Las montañas se desdibujaban
lentamente en tonos azulados tras la niebla espesa. Esa era la única escena
que, enmarcada, se divisaba desde la ventana de la habitación. Los niños llegan
tarde, gritaba. Gritaba, porque todos la escuchaban. Y daba vueltas alrededor
de la estancia, pisaba cada una de las baldosas, sin olvidarse ninguna, con
orden minucioso. Se sabía de memoria cada pequeña y desapercibida marca de las
paredes pedregosas que la rodeaban, ¿cuánto tiempo llevaba ya esperando a los
niños?
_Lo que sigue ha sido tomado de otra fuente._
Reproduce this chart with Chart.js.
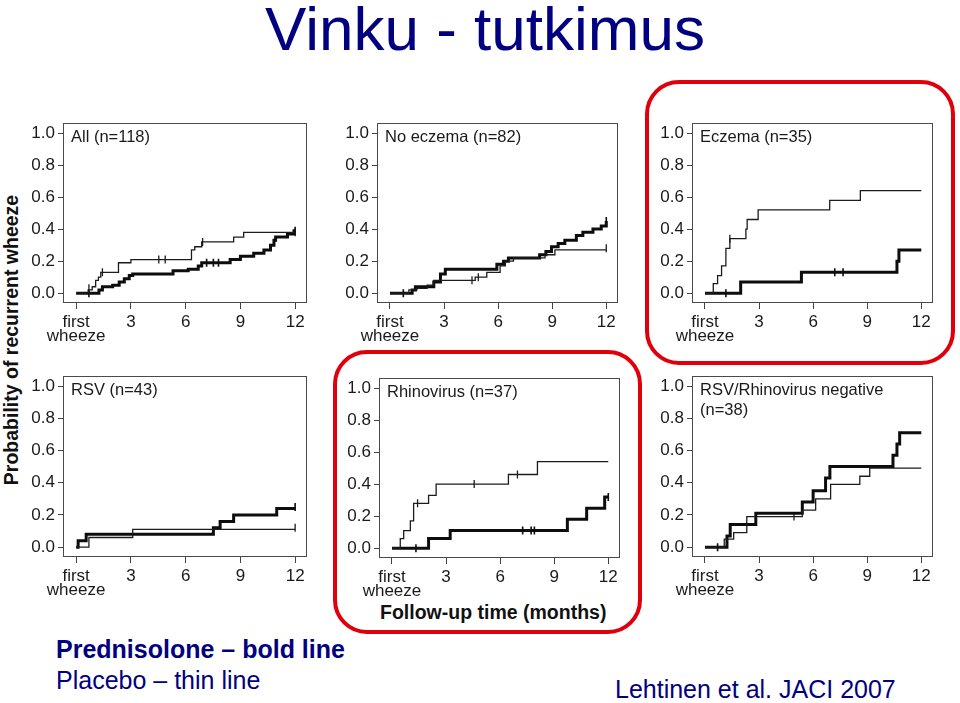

Si fueran más obedientes. Si su padre les regañara también y les dijera
cuatro cosas… Todos la escuchaban lamentarse. Quizá no sabía pensar en voz
baja. Llegaba a la ventana y volvía a observar durante seis minutos exactamente
la escena que podía ver a través del cristal. Extrañada, como si no la
recordara así e hiciera un esfuerzo para reformar la imagen en su mente. Hace
un momento no era así… y esto último lo decía susurrando. La ventana, como
todas en aquel edificio, no podía abrirse, solo mostraba el paisaje sin opción
a olerlo ni a sentir el frío de la mañana en el rostro. Una escena encuadrada
en aluminio que, aunque pocos eran conscientes de ello, era la única forma de
mantener algo de contacto con el mundo exterior.
Los niños llegan tarde. Y sus
palabras tenían eco, porque los muebles eran tan escasos que apenas rellenaban
los huecos del cuarto. Ella seguía caminando baldosas, que tenían el blanco
desgastado por el paso de centenares de suelas al cabo de los años. Muchas
veces había intentado contarlas, pero cuando pasaba un rato perdía la cuenta y
ya no le importaban las baldosas. Solo le importaba la hora, que miraba en un
reloj invisible atado a su muñeca. Qué tarde es. Las montañas se iban
oscureciendo cada vez más y se fundían con el espesor del cielo nocturno. La
manivela se torció ligeramente y por fin se abrió la puerta. No, no eran los
niños. Llegan tarde, llegan muy tarde. Es muy tarde. En ese punto ella ya
hiperventilaba en el suelo, se sacudía frenéticamente y lloraba, lloraba mucho.
Era parte de su rutina habitual, por desgracia no había todavía medicación
preventiva, por eso la enfermera tenía la orden de sedarla cuando fuera ya muy
tarde para que los niños anduvieran solos por ahí.